Nel caso sopra descritto (entrare in un sito che simula la mia banca o l’uso del link per collegarsi, magari anche da un wi-fi non sicuro), il nostro comportamento imprudente è riuscito ad annullare gli effetti di sicurezza di ben quattro sistemi di identificazione (password, lettore chip della tessera, codice assegnato in chiaro, codici casuali del device).
La conclusione è quindi sempre la stessa: si possono avere tutti i fattori di autenticazione e riduzione del rischio che vogliamo sui nostri conti in banca, mail o personal computer, ma se l’utente non si assicura che vengano usati in siti contraffatti o durante un attacco di phishing, potrà contare solo sulla sua fortuna.

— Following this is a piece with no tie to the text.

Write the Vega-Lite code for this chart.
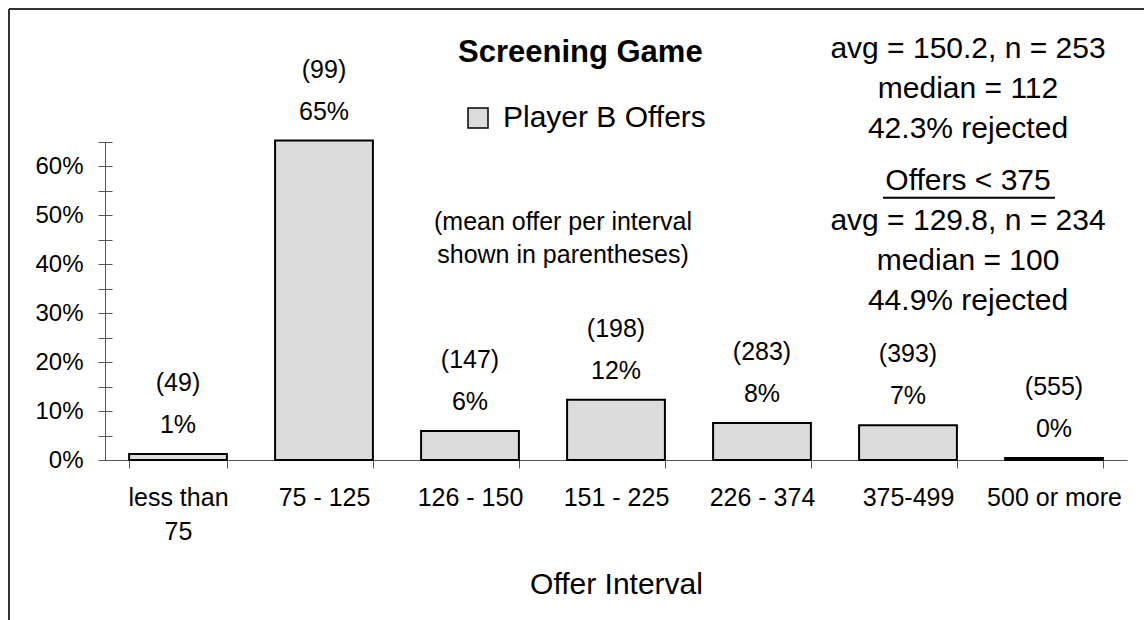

I computer eseguono solo quello che gli “diciamo” di fare, non quello che “intendiamo” fare e di conseguenza non possono impedirci di chiedere o fare qualcosa che ci danneggerà.
Approfondiremo nei prossimi numeri i meccanismi che sono alla base delle più comuni strategie utilizzate dai criminali per farci commettere questi errori e le imprudenze più diffuse nell’uso delle carte di credito.